Short problem: Exactly the lines from the start of the data below through the line that contains "y_ticks = [0, 2, 4, 6, 8, 10, 12]" are to be copied, with pictures left out.

## START Given data

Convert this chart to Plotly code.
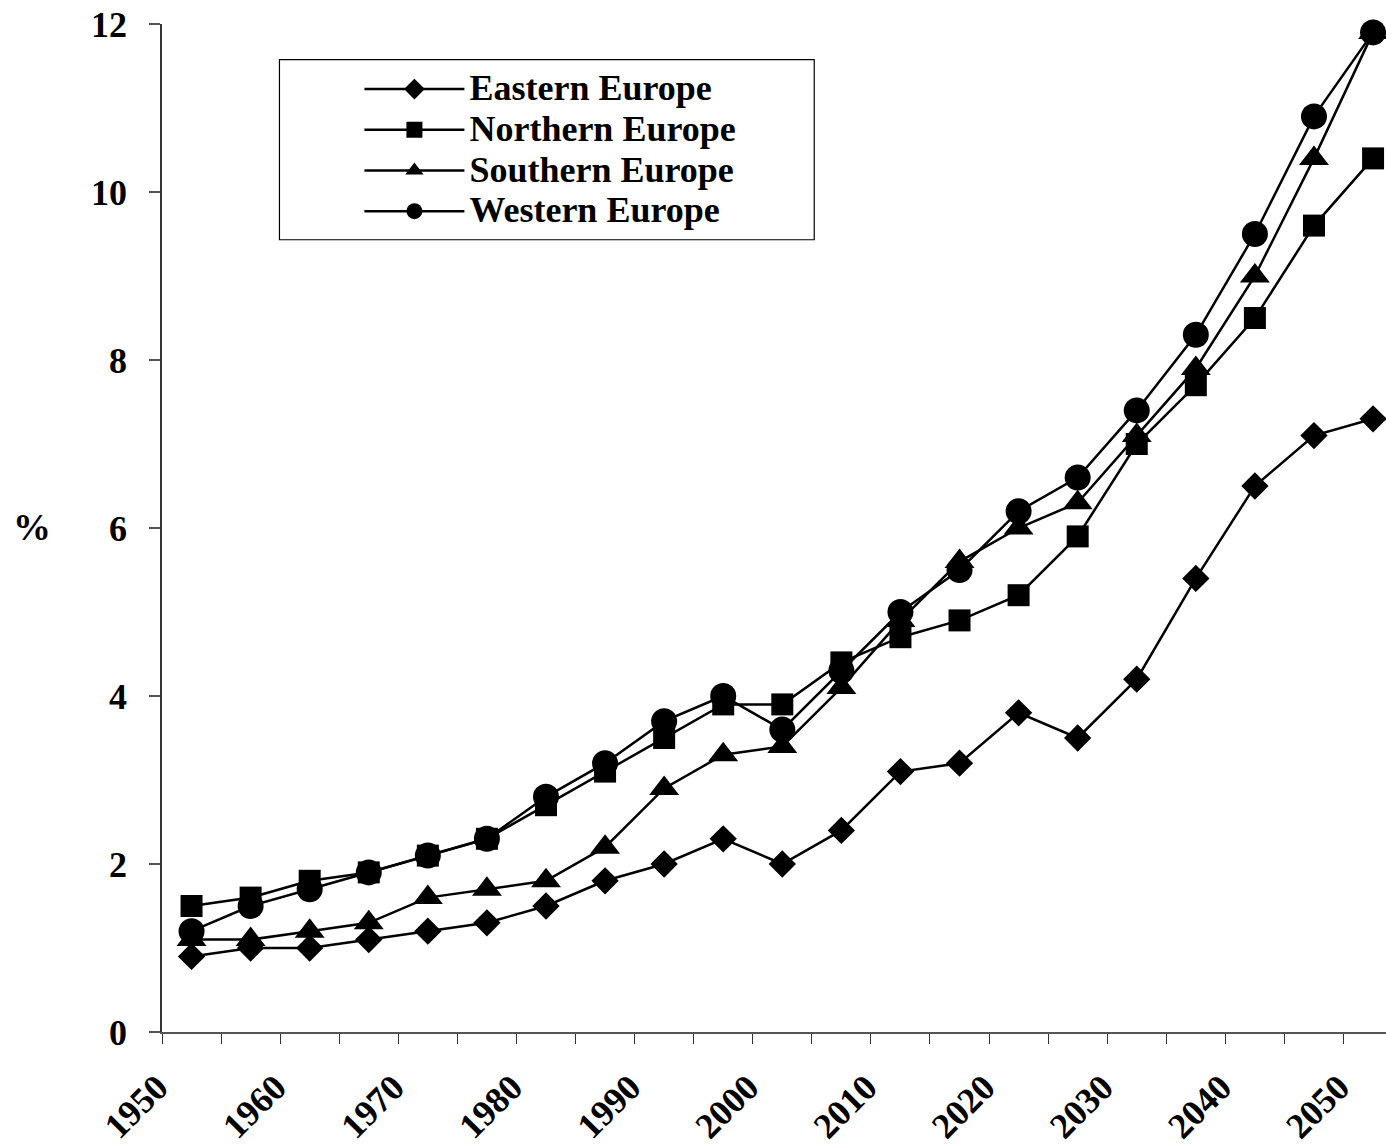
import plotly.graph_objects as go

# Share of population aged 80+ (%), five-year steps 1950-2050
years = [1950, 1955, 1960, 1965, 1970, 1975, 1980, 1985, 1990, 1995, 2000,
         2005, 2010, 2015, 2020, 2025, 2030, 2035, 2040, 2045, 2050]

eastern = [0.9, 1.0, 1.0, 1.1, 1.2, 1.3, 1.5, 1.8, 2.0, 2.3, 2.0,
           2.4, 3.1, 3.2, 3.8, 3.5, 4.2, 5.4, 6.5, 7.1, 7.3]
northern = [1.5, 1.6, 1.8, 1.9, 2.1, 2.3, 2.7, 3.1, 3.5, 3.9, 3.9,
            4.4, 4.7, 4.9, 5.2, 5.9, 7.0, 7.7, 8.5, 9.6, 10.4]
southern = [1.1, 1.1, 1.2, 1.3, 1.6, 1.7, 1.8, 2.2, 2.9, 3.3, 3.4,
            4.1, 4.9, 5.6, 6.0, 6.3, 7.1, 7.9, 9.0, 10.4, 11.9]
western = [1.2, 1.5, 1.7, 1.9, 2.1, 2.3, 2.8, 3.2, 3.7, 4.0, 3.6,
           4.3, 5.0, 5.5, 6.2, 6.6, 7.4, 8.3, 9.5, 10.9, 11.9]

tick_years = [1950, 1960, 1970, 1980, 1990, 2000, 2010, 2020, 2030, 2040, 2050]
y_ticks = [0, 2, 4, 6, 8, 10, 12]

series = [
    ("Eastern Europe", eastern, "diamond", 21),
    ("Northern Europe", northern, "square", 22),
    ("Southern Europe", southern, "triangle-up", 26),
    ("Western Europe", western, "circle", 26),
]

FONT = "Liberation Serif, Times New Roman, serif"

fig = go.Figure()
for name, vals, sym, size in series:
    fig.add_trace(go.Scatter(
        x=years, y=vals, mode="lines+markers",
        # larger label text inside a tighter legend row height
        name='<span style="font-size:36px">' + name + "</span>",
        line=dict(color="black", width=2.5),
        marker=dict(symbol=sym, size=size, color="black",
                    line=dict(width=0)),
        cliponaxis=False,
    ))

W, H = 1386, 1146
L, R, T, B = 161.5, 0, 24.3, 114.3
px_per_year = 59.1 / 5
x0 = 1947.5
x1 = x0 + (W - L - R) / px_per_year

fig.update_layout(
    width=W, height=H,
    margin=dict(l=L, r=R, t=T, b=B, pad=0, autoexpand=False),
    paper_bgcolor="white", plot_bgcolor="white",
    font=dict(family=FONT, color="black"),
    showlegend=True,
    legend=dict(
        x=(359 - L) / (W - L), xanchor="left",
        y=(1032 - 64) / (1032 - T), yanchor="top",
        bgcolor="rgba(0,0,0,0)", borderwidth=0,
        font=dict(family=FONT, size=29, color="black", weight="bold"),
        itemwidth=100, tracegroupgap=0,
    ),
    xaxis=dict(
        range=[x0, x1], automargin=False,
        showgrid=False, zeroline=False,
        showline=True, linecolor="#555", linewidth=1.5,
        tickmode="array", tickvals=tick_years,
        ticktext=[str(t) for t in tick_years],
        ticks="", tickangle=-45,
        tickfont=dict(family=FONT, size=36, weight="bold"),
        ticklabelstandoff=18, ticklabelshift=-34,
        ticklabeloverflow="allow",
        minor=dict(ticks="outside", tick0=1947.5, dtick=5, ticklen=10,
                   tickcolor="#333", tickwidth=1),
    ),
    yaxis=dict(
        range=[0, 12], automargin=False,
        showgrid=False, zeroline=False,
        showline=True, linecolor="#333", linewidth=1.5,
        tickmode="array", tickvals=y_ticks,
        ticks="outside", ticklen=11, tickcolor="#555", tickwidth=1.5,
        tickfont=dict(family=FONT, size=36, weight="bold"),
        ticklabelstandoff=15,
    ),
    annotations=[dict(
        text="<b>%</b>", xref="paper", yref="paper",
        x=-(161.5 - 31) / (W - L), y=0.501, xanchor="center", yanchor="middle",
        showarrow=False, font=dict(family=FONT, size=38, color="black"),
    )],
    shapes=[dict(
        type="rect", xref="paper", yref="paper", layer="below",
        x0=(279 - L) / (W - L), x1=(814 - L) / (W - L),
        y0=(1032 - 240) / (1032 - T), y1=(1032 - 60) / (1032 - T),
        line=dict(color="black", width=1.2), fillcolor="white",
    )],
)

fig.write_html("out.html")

## END Given data

Answer to this task:
Convert this chart to Plotly code.
import plotly.graph_objects as go

# Share of population aged 80+ (%), five-year steps 1950-2050
years = [1950, 1955, 1960, 1965, 1970, 1975, 1980, 1985, 1990, 1995, 2000,
         2005, 2010, 2015, 2020, 2025, 2030, 2035, 2040, 2045, 2050]

eastern = [0.9, 1.0, 1.0, 1.1, 1.2, 1.3, 1.5, 1.8, 2.0, 2.3, 2.0,
           2.4, 3.1, 3.2, 3.8, 3.5, 4.2, 5.4, 6.5, 7.1, 7.3]
northern = [1.5, 1.6, 1.8, 1.9, 2.1, 2.3, 2.7, 3.1, 3.5, 3.9, 3.9,
            4.4, 4.7, 4.9, 5.2, 5.9, 7.0, 7.7, 8.5, 9.6, 10.4]
southern = [1.1, 1.1, 1.2, 1.3, 1.6, 1.7, 1.8, 2.2, 2.9, 3.3, 3.4,
            4.1, 4.9, 5.6, 6.0, 6.3, 7.1, 7.9, 9.0, 10.4, 11.9]
western = [1.2, 1.5, 1.7, 1.9, 2.1, 2.3, 2.8, 3.2, 3.7, 4.0, 3.6,
           4.3, 5.0, 5.5, 6.2, 6.6, 7.4, 8.3, 9.5, 10.9, 11.9]

tick_years = [1950, 1960, 1970, 1980, 1990, 2000, 2010, 2020, 2030, 2040, 2050]
y_ticks = [0, 2, 4, 6, 8, 10, 12]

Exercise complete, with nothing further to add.